Assignment of functional roles to parasite proteins in malaria-infected red blood cells by competitive flow-based adhesion assay.

Adhesion of parasitized red blood cells (PRBCs) to endothelial cells and subsequent accumulation in the microvasculature are pivotal events in the pathogenesis of falciparum malaria. During intraerythrocytic development, numerous proteins exported from the parasite associate with the RBC membrane skeleton but the precise function of many of these proteins remain unknown. Their cellular location, however, suggests that some may play a role in adhesion. The adhesive properties of PRBCs are best studied under flow conditions in vitro; however, experimental variation in levels of cytoadherence in currently available assays make subtle alterations in adhesion difficult to quantify.
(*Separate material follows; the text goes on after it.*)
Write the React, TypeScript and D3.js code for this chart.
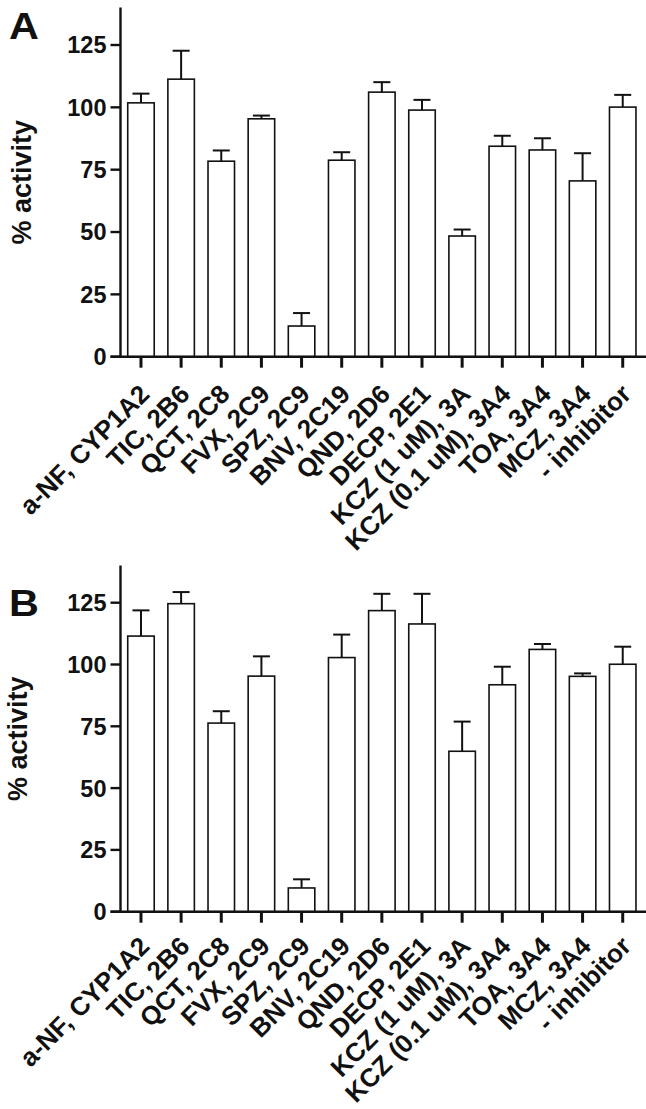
import React from "react";
import * as d3 from "d3";

const categories = [
  "a-NF, CYP1A2",
  "TIC, 2B6",
  "QCT, 2C8",
  "FVX, 2C9",
  "SPZ, 2C9",
  "BNV, 2C19",
  "QND, 2D6",
  "DECP, 2E1",
  "KCZ (1 uM), 3A",
  "KCZ (0.1 uM), 3A4",
  "TOA, 3A4",
  "MCZ, 3A4",
  "- inhibitor",
];

const meanA = [101.8, 111.3, 78.4, 95.4, 12.3, 78.8, 106.1, 98.9, 48.4, 84.4, 82.9, 70.5, 100.1];
const errA = [3.7, 11.4, 4.3, 1.3, 5.2, 3.2, 4.0, 4.1, 2.6, 4.2, 4.7, 11.1, 4.9];

const meanB = [111.5, 124.6, 76.3, 95.3, 9.6, 102.8, 121.8, 116.4, 64.9, 91.8, 106.1, 95.2, 100.1];
const errB = [10.4, 4.7, 4.8, 8.0, 3.5, 9.3, 6.8, 12.2, 12.0, 7.3, 2.2, 1.2, 7.1];

const yTicks = [0, 25, 50, 75, 100, 125];

const FONT = "'Liberation Sans', Arial, Helvetica, sans-serif";

type PanelProps = {
  letter: string;
  means: number[];
  errs: number[];
  y0: number;
  y125: number;
  titleX: number;
  letterY: number;
  labelDy: number;
};

function Panel({ letter, means, errs, y0, y125, titleX, letterY, labelDy }: PanelProps) {
  const x = d3
    .scaleBand<string>()
    .domain(categories)
    .range([120.9, 642.8])
    .paddingInner(0.34)
    .paddingOuter(0.17);
  const pxPerUnit = (y0 - y125) / 125;
  const y = d3
    .scaleLinear()
    .domain([0, 140])
    .range([y0, y0 - 140 * pxPerUnit]);
  const axisX = 120.5;
  const bw = x.bandwidth();
  const capW = 17;
  const yTop = y(140);

  return (
    <g>
      <text
        transform={`translate(9,${letterY}) scale(1.12,1)`}
        fontFamily={FONT}
        fontWeight="bold"
        fontSize={37}
        fill="#111"
      >
        {letter}
      </text>
      <text
        transform={`translate(${titleX},${(yTop + y0) / 2}) rotate(-90)`}
        textAnchor="middle"
        fontFamily={FONT}
        fontWeight="bold"
        fontSize={27}
        fill="#111"
      >
        % activity
      </text>
      {categories.map((c, i) => {
        const bx = x(c) as number;
        const top = y(means[i]);
        return (
          <rect
            key={"b" + i}
            x={bx}
            y={top}
            width={bw}
            height={y0 - top}
            fill="#fff"
            stroke="#111"
            strokeWidth={1.6}
          />
        );
      })}
      {categories.map((c, i) => {
        const cx = (x(c) as number) + bw / 2;
        const top = y(means[i]);
        const et = y(means[i] + errs[i]);
        return (
          <g key={"e" + i} stroke="#111" strokeWidth={2}>
            <line x1={cx} x2={cx} y1={top} y2={et} />
            <line x1={cx - capW / 2} x2={cx + capW / 2} y1={et} y2={et} />
          </g>
        );
      })}
      <line x1={axisX} x2={axisX} y1={yTop} y2={y0 + 1} stroke="#111" strokeWidth={2.4} />
      {yTicks.map((t) => (
        <g key={"yt" + t}>
          <line x1={axisX - 10} x2={axisX} y1={y(t)} y2={y(t)} stroke="#111" strokeWidth={2.4} />
          <text
            x={axisX - 14}
            y={y(t)}
            dy="0.36em"
            textAnchor="end"
            fontFamily={FONT}
            fontWeight="bold"
            fontSize={23.5}
            fill="#111"
          >
            {t}
          </text>
        </g>
      ))}
      <line x1={axisX - 10} x2={646} y1={y0} y2={y0} stroke="#111" strokeWidth={2.4} />
      {categories.map((c, i) => {
        const cx = (x(c) as number) + bw / 2;
        return (
          <g key={"xt" + i}>
            <line x1={cx} x2={cx} y1={y0} y2={y0 + 11} stroke="#111" strokeWidth={3} />
            <text
              transform={`translate(${cx + 10},${y0 + labelDy}) rotate(-45)`}
              textAnchor="end"
              fontFamily={FONT}
              fontWeight="bold"
              fontSize={26}
              fill="#111"
            >
              {c}
            </text>
          </g>
        );
      })}
    </g>
  );
}

export default function App() {
  return (
    <svg
      width={646}
      height={1109}
      style={{ position: "absolute", left: 0, top: 0, background: "#fff" }}
    >
      <rect width={646} height={1109} fill="#fff" />
      <Panel letter="A" means={meanA} errs={errA} y0={356.7} y125={45} titleX={31} letterY={39} labelDy={39} />
      <Panel letter="B" means={meanB} errs={errB} y0={911.7} y125={602.7} titleX={27} letterY={616} labelDy={36} />
    </svg>
  );
}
Here, we describe a flow-based assay that can quantify small differences in adhesion and document the extent to which a number of parasite proteins influence adhesion using parasite lines that no longer express specific proteins. Loss of parasite proteins ring-infected erythrocyte surface antigen (RESA), knob-associated histidine-rich protein (KAHRP) or Plasmodium falciparum erythrocyte membrane protein 3 (PfEMP3) had a significant effect on the ability of PRBCs to adhere, whereas loss of mature parasite-infected erythrocyte surface antigen (MESA) had no effect. Our studies indicate that a number of membrane skeleton-associated parasite proteins, although not exposed on the RBC surface, can collectively affect the adhesive properties of PRBCs and further our understanding of pathophysiologically relevant structure/function relationships in malaria-infected RBCs.